Marjorie Pita wants freedom from responsibilities outside actual teaching—she doesn’t want to worry about whether the drinking water at the school is clean, or whether the locks on her doors work in case there’s a lockdown. And she wants the freedom to reach out to her Spanish-speaking students and their families with culturally appropriate content and materials.

The freedom to teach is closely linked to teacher respect, says Jennifer Surmeian, a Pawtucket (R.I.) Teachers’ Alliance member. She wants to “bring honor back” to the profession she has loved since she was a small girl, so that her knowledge and expertise are valued rather than questioned more and more throughout the years. 

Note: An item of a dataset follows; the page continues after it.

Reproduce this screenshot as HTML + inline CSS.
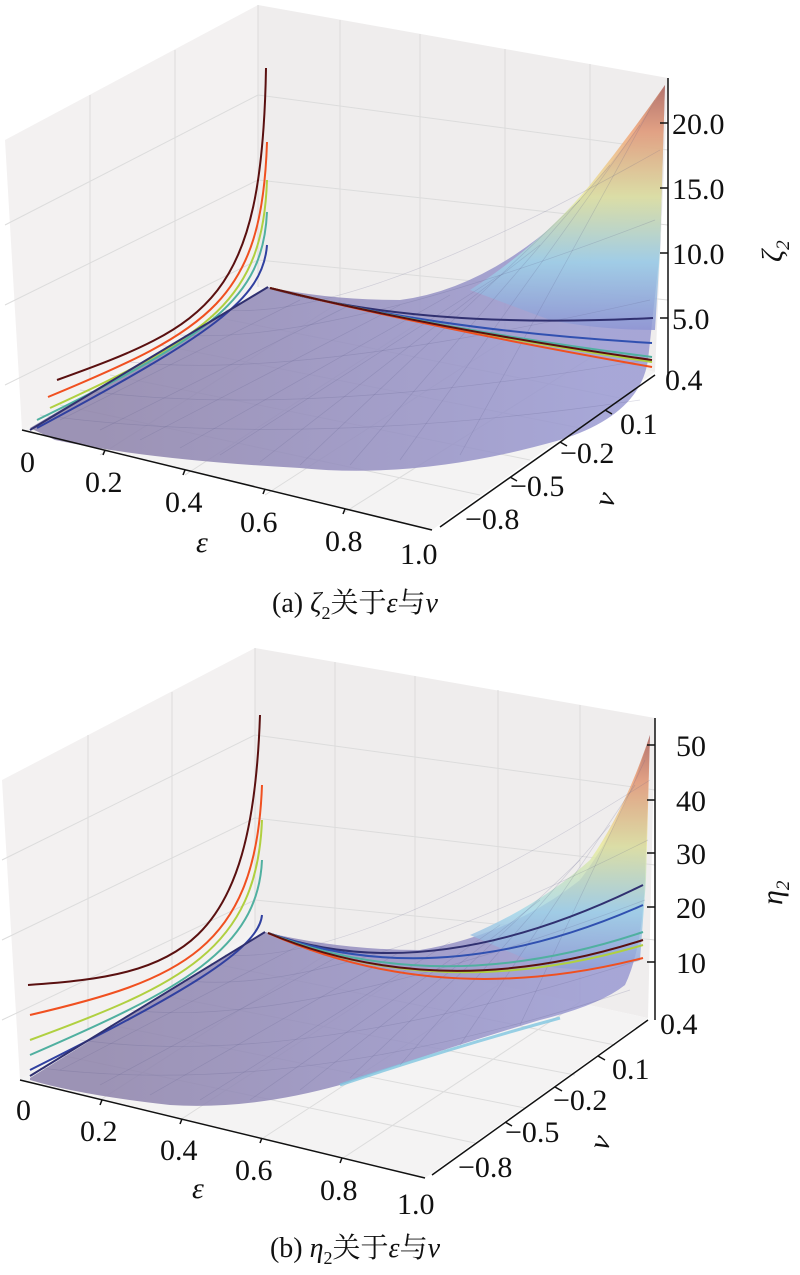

Stefanie Gunderson, from Education Minnesota, understands the connection between respect and freedom: For her, freedom means “having the autonomy and support to do what's best for my kindergarteners based on the training and day-to-day experiences I have collected throughout my profession and teacher preparation.” It allows her to use the research-based play approaches she says our students and country are deprived of.

Caitlin Pekuri agrees with Gunderson and takes her thoughts a step further: She not only wants to adopt new ideas and explore research-based practices, she wants the support of parents, administrators, community members, and the AFT’s legal and mentor resources if she encounters resistance to innovations that do not directly increase student test scores.

Freedom to Teach contest winners listed a variety of ways they’ll be spending their $1,000 prize credits, including a peer support program, computer carts, cleaning supplies, more appealing books with characters of different races and ethnicities, materials like dress-up clothes to encourage social-emotional learning, and specialized sensory rugs and furniture for special needs students.